Como escribiera otro maestro, Sergio Antillano, en el prefacio de La interpretación: Un nuevo concepto de la objetividad (LUZ, 1986) el último texto -creemos- publicado por De la Cruz, "Pertenece este activo educador a la estirpe de los maestros, ya en extinción, comprometidos con sus ideas. Capaces, por su energía y autenticidad, de conmover sin hacer abandono de serenidad y modestia. Verdadera grandeza en la humildad, que encuentra origen en una especie de fuerza espiritual que les hace invulnerables a hechizos y presiones. Ejemplares, hoy escasos".

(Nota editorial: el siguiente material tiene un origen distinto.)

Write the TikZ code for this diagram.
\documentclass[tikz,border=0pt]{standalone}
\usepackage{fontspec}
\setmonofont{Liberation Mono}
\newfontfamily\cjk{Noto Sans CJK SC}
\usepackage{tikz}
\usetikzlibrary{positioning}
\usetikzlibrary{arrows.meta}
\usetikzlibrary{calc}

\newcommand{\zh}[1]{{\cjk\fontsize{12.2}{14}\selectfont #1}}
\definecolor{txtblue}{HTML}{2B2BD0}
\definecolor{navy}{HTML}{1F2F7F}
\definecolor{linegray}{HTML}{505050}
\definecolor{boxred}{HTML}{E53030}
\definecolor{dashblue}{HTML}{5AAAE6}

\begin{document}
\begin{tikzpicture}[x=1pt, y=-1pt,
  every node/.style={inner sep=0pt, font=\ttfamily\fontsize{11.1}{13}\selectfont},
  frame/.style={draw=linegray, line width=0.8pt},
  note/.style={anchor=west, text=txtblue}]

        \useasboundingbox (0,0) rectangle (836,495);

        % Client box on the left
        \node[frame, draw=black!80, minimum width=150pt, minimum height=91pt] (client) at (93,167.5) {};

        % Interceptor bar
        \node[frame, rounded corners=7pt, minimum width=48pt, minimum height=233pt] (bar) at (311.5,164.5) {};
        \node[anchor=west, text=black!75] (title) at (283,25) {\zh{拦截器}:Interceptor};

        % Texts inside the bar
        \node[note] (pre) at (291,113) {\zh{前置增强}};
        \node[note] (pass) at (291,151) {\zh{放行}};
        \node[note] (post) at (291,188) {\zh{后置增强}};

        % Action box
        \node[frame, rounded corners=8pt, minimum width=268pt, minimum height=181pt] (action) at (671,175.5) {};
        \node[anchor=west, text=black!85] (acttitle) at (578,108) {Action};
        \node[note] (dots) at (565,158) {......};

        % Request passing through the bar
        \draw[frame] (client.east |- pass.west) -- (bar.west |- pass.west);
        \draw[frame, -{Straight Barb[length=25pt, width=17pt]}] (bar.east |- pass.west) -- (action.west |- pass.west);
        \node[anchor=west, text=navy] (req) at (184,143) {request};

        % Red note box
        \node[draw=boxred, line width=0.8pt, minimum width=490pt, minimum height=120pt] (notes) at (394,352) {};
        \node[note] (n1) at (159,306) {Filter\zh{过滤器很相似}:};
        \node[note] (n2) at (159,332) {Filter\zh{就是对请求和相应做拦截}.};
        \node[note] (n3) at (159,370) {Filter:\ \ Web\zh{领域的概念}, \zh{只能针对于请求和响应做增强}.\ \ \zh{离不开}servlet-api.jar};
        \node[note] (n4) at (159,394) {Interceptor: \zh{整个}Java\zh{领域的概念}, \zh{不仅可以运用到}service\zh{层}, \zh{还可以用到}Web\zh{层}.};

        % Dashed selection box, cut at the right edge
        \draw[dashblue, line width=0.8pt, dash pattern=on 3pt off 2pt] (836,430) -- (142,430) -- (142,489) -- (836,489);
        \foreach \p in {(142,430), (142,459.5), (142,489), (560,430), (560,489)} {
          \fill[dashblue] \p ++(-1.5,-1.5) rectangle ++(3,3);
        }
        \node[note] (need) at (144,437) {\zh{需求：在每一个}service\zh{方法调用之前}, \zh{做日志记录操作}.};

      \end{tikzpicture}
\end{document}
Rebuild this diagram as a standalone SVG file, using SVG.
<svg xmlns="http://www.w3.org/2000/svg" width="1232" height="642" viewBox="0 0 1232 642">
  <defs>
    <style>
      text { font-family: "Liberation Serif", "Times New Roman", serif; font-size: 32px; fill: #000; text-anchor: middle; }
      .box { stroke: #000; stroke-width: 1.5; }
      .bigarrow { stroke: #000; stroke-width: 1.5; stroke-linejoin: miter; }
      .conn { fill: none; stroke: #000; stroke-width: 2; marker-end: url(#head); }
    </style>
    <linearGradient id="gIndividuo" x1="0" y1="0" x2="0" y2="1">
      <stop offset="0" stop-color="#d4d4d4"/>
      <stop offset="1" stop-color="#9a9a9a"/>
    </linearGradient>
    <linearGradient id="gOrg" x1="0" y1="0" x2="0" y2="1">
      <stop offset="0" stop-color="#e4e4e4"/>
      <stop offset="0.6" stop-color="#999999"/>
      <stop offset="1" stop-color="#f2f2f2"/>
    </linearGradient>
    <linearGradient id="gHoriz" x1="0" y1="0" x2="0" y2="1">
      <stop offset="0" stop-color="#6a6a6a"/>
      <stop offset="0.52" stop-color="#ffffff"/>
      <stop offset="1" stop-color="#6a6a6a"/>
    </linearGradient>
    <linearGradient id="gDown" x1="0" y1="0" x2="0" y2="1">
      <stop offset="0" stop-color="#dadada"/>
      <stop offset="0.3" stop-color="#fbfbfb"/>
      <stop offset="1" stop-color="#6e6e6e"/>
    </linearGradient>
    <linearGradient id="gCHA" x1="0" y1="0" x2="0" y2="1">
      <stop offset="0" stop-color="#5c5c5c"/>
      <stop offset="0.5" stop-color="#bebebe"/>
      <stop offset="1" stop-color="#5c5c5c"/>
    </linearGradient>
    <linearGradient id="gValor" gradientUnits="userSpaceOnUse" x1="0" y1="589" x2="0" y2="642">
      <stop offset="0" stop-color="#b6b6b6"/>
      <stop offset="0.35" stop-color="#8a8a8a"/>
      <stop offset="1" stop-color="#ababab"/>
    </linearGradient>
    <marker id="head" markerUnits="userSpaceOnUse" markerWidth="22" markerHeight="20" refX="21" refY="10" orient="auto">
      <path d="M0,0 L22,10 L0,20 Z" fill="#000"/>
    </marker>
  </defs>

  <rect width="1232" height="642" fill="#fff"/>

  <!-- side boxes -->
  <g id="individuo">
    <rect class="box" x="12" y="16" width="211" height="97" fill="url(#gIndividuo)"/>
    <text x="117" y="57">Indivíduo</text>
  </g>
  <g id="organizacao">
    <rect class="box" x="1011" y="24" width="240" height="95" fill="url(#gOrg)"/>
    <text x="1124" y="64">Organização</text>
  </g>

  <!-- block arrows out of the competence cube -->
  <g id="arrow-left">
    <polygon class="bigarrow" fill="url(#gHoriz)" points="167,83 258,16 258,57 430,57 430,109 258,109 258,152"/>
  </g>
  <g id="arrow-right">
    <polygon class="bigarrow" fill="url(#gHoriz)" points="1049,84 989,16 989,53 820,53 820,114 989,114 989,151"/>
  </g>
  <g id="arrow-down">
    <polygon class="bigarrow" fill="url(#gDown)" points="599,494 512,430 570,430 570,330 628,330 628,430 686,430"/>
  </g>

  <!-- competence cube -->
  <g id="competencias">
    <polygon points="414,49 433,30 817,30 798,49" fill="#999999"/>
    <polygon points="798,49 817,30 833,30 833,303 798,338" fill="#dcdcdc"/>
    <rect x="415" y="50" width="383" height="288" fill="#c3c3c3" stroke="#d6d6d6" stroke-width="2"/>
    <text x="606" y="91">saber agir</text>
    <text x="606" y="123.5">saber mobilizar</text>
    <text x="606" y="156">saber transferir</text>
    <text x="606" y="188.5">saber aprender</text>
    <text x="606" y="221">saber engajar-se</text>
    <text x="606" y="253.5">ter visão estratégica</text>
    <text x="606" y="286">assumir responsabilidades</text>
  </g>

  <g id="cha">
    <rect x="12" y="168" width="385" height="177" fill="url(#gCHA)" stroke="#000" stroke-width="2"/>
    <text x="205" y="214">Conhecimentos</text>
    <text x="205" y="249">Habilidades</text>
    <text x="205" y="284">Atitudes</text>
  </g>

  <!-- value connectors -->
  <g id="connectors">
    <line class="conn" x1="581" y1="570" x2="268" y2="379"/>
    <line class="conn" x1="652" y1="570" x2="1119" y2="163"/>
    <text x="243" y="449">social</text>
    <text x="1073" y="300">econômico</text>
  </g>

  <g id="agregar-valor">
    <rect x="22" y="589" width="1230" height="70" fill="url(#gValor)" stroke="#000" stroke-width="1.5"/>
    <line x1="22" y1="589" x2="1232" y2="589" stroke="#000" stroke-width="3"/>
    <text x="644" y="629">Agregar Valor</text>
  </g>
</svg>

Hoy, cuando la Universidad de Los Andes en Trujillo recibe a su primer grupo de estudiantes de comunicación social, recuerdo al maestro Ignacio De la Cruz y el agrio pasillo que, sin siquiera recibirme, me despidiera de los medios audiovisuales. Nuestra sala de computación es nueva y casi todos los muchachos están conectados. Me pregunto ¿qué periodismo –y cómo– enseñar hoy? ¿Habrá cambiado algo?